At the equivalence point, the concentration of C2H3O2- can be calculated using the following formula:
$$[C2H3O2-] = \frac{n}{V}$$
where:
* [C2H3O2-] is the concentration of C2H3O2- in moles per liter
* n is the number of moles of C2H3O2-
* V is the volume in liters
At the equivalence point, the number of moles of C2H3O2- is equal to the number of moles of HC2H3O2 initially present, which is 4.0 x 10-3 mol.

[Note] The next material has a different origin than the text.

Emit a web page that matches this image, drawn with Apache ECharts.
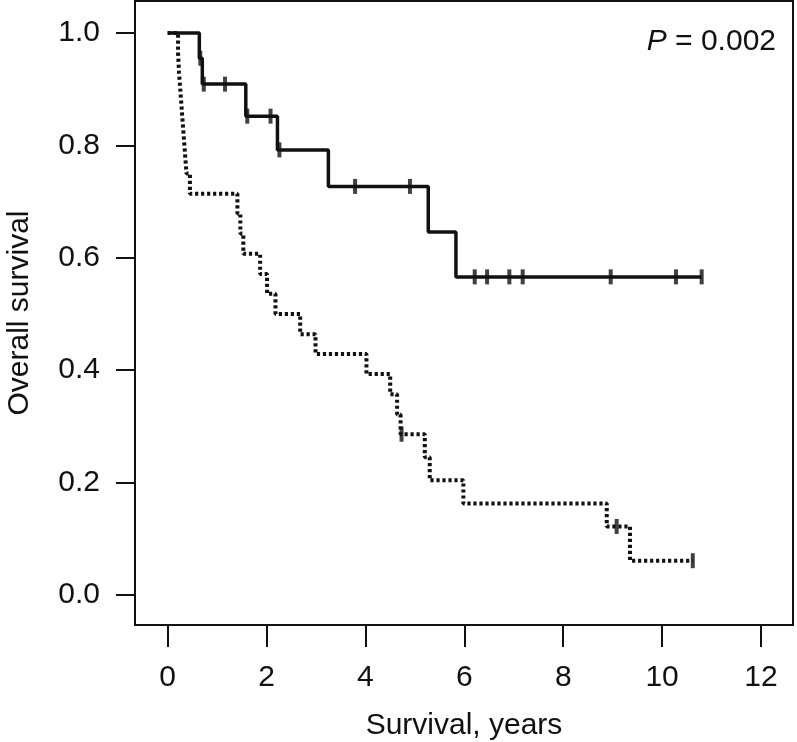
<!DOCTYPE html>
<html>
<head>
<meta charset="utf-8">
<script src="https://cdn.jsdelivr.net/npm/echarts@6/dist/echarts.min.js"></script>
<style>
html,body{margin:0;padding:0;background:#fff;}
#chart{width:797px;height:742px;}
</style>
</head>
<body>
<div id="chart"></div>
<script>
// Group 1 (solid): event times and survival after each event
const timesA = [0, 0.64, 0.70, 1.58, 2.22, 3.25, 5.27, 5.83, 10.80];
const survA  = [1.0, 0.955, 0.909, 0.852, 0.792, 0.727, 0.646, 0.566, 0.566];
const censorA = [0.66, 0.73, 1.16, 1.61, 2.08, 2.26, 3.79, 4.90, 6.21, 6.46, 6.91, 7.18, 8.96, 10.28, 10.80];

// Group 2 (dotted)
const timesB = [0, 0.21, 0.23, 0.26, 0.29, 0.32, 0.35, 0.38, 0.45, 1.41, 1.47, 1.53, 1.87, 2.01, 2.18, 2.68, 2.99, 4.02, 4.50, 4.64, 4.71, 5.20, 5.30, 5.98, 8.88, 9.35, 10.62];
const survB  = [1.0, 0.964, 0.929, 0.893, 0.857, 0.821, 0.786, 0.75, 0.714, 0.679, 0.643, 0.607, 0.571, 0.536, 0.5, 0.464, 0.429, 0.393, 0.357, 0.321, 0.286, 0.245, 0.204, 0.163, 0.122, 0.061, 0.061];
const censorB = [4.73, 9.08, 10.62];

const xTicks = [0, 2, 4, 6, 8, 10, 12];
const yTicks = [0, 0.2, 0.4, 0.6, 0.8, 1.0];
const xTitle = 'Survival, years';
const yTitle = 'Overall survival';
const pLabel = '0.002';

function stepAt(times, surv, t) {
  let v = surv[0];
  for (let i = 0; i < times.length; i++) { if (times[i] <= t) v = surv[i]; }
  return v;
}
const lineA = timesA.map((t, i) => [t, survA[i]]);
const lineB = timesB.map((t, i) => [t, survB[i]]);
const censA = censorA.map(t => [t, stepAt(timesA, survA, t)]);
const censB = censorB.map(t => [t, stepAt(timesB, survB, t)]);

const FONT = 'Liberation Sans, Arial, Helvetica, sans-serif';
const INK = '#111111';

const chart = echarts.init(document.getElementById('chart'), null, {renderer: 'canvas'});
chart.setOption({
  animation: false,
  backgroundColor: '#fff',
  title: {
    text: '{i|P} = ' + pLabel,
    right: 16, top: 22,
    textStyle: {
      fontFamily: FONT, fontSize: 30, fontWeight: 'normal', color: INK,
      rich: { i: { fontStyle: 'italic', fontFamily: FONT, fontSize: 30, color: INK } }
    }
  },
  grid: {
    left: 135, top: 1, width: 658, height: 624,
    outerBoundsMode: 'none', containLabel: false,
    show: true, borderColor: INK, borderWidth: 2, backgroundColor: 'transparent'
  },
  xAxis: {
    type: 'value', min: -0.661, max: 12.647,
    name: xTitle, nameLocation: 'middle', nameGap: 86,
    nameTextStyle: { fontFamily: FONT, fontSize: 30, color: INK },
    axisLine: { show: false, onZero: false },
    splitLine: { show: false },
    axisTick: { show: true, inside: false, length: 22, customValues: xTicks, lineStyle: { color: INK, width: 2 } },
    axisLabel: { customValues: xTicks, margin: 38, fontFamily: FONT, fontSize: 30, color: INK }
  },
  yAxis: {
    type: 'value', min: -0.0534, max: 1.0569,
    name: yTitle, nameLocation: 'middle', nameGap: 100,
    nameTextStyle: { fontFamily: FONT, fontSize: 30, color: INK },
    axisLine: { show: false, onZero: false },
    splitLine: { show: false },
    axisTick: { show: true, inside: false, length: 19, customValues: yTicks, lineStyle: { color: INK, width: 2 } },
    axisLabel: { customValues: yTicks, margin: 35, fontFamily: FONT, fontSize: 30, color: INK,
      formatter: v => v.toFixed(1) }
  },
  series: [
    {
      type: 'line', data: lineA, step: 'end', showSymbol: false, symbol: 'none',
      lineStyle: { color: INK, width: 3.5, type: 'solid' }, z: 3
    },
    {
      type: 'line', data: lineB, step: 'end', showSymbol: false, symbol: 'none',
      lineStyle: { color: INK, width: 4, type: [3.2, 2.8] }, z: 2
    },
    {
      type: 'scatter', data: censA, symbol: 'rect', symbolSize: [4, 15],
      itemStyle: { color: INK }, z: 4
    },
    {
      type: 'scatter', data: censB, symbol: 'rect', symbolSize: [4, 15],
      itemStyle: { color: INK }, z: 4
    }
  ]
});
</script>
</body>
</html>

The volume at the equivalence point is the sum of the volumes of HC2H3O2 and NaOH used, which is 40.00 mL + 26.7 mL = 66.7 mL or 0.0667 L.
Substituting these values into the formula, we get:
$$[C2H3O2-] = \frac{4.0 \times 10^{-3} \text{ mol}}{0.0667 \text{ L}}$$
= 0.0600 M
Therefore, the concentration of C2H3O2- at the equivalence point is 0.0600 M.